Aside from being fun and useful, wood stoves can be pretty tricky in terms of technique, cleaning, and methods. For instance, most stoves don’t come with a tell-all guide of what to do and what not to do.
With this in mind, is it okay to burn bark in a wood stove?
Without further ado, let’s look at the answer to this common question!
Table of Contents
- Tips for Burning Bark in a Wood Stove
- Use Dry Bark Only In Your Wood Stove
- Should You Remove Bark From Firewood?
Tips for Burning Bark in a Wood Stove
It’s perfectly fine to burn bark in a wood stove as long as it’s dry before you light it.
However, burning wet bark, or wet wood in general, produces a lot of smoke, which can build up in your flue as chimney creosote.
Here are a few things to remember about burning bark in a wood stove:
- Gather dry, seasoned wood, which is easier to ignite and will burn more efficiently in your wood stove.
- Use a fire starter or kindling to ignite the bark. This can be crumpled newspaper, dry leaves, or small twigs.
- Place the bark in the stove, leaving enough space for air to circulate, so it burns the bark more efficiently.
- Once the bark is burning, add larger pieces of wood to the stove, arranging them in a way that allows for good airflow.
- Adjust the stove’s damper to control the air flowing into the fire. A higher damper setting allows more air to enter the fire.
- Monitor the fire closely and add more wood as needed to maintain a consistent burn.
Use Dry Bark Only In Your Wood Stove
Dry bark produces more heat than wet bark, so you need to burn less to heat your home. However, it’s still important to use caution when burning bark because it can pop and crackle as it burns.
These sounds can be romantic or annoying, depending on their frequency and your preferences.
The popping and crackling sounds are caused by the expansion and contraction of the wood fibers as they are heated and cooled.
When the wood is heated, the fibers expand and stretch, causing them to break or snap.
As the wood cools, the fibers contract and shrink, which can also cause them to snap or break.
The combination of expanding and contracting fibers and the breaking or snapping of these fibers can create characteristic popping and crackling sounds.
In the end, using bark is somewhat like using firelighters in a wood stove. They may burn faster and stronger, however in some cases they may just not be cost or time-effective.

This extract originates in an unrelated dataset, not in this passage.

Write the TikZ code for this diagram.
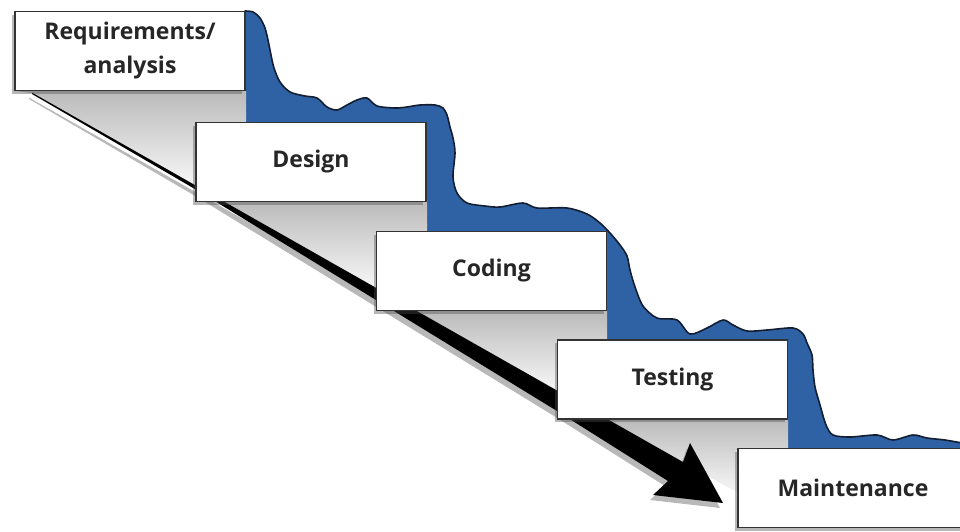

Why You Shouldn’t Burn Wet Bark
In addition to creosote build-up, burning wet bark in a wood stove creates a few other problems, such as the following:
- Slower, less efficient burning
- Corrosion of the stove
- Excess noise from the stove as it burns
Wet bark can cause the wood to burn inefficiently and produce lots of smoke. You’ll get less heat more slowly, so you need to burn more of it to heat your home, which can be costly.
Another reason not to burn wet bark in a wood stove is that it can cause damage to the stove itself.
The moisture in the bark can corrode metal components of the stove, such as the firebox and the flue, which reduces its efficiency and lifespan.
Even though using wet bark may produce ashes, most fuel sources will also create them. Be sure you know how to properly dispose of wood ashes, even if you plan on using a cleaner fuel source!
What Is Chimney Creosote?
Chimney creosote is a tar-like substance that forms when wood smoke condenses inside a chimney. It’s a byproduct of the incomplete combustion of wood and other materials and can be highly flammable, creating a fire hazard if left to build up over time.
You’ll want to clean your chimney flues twice yearly, but if you’re going to burn wet bark, you might need to clean them weekly.
You can remove small amounts of creosote using a chimney brush and a creosote remover product. However, for larger amounts of creosote or difficult-to-reach areas, it’s best to call a professional chimney sweep for assistance.
Should You Remove Bark From Firewood?
You should remove bark from firewood, as it dries the wood faster than if it still had bark on it. It also keeps bugs and other infestations from working their way into the wood. Wood can also take longer to burn if it has its bark on it still.
The disadvantage of removing bark from your firewood is that you’re removing the automatic kindling that your wood has. Bark starts a fire faster, and it burns hotter than firewood, provided that it’s dry before you start your fire, that is.
Some people find that using bark can create more dust. If you are experiencing this, you should read about some common ways to reduce wood stove dust.
How To Remove Bark From Firewood
If you want to remove bark from your firewood, you’ll need a sharp knife and a stable place to stand the wood while removing it.
Here are the steps:
- Remove all the loose bark first.
- Place the wood squarely upright and firmly hold it in place.
- Find a gap between the bark and the wood, and place the tip of your knife in that section.
- Once your knife is firmly between the wood and the bark, twist your knife. The bark should come away from the wood, either in pieces or one large piece.
You can then burn the bark in your stove as normal.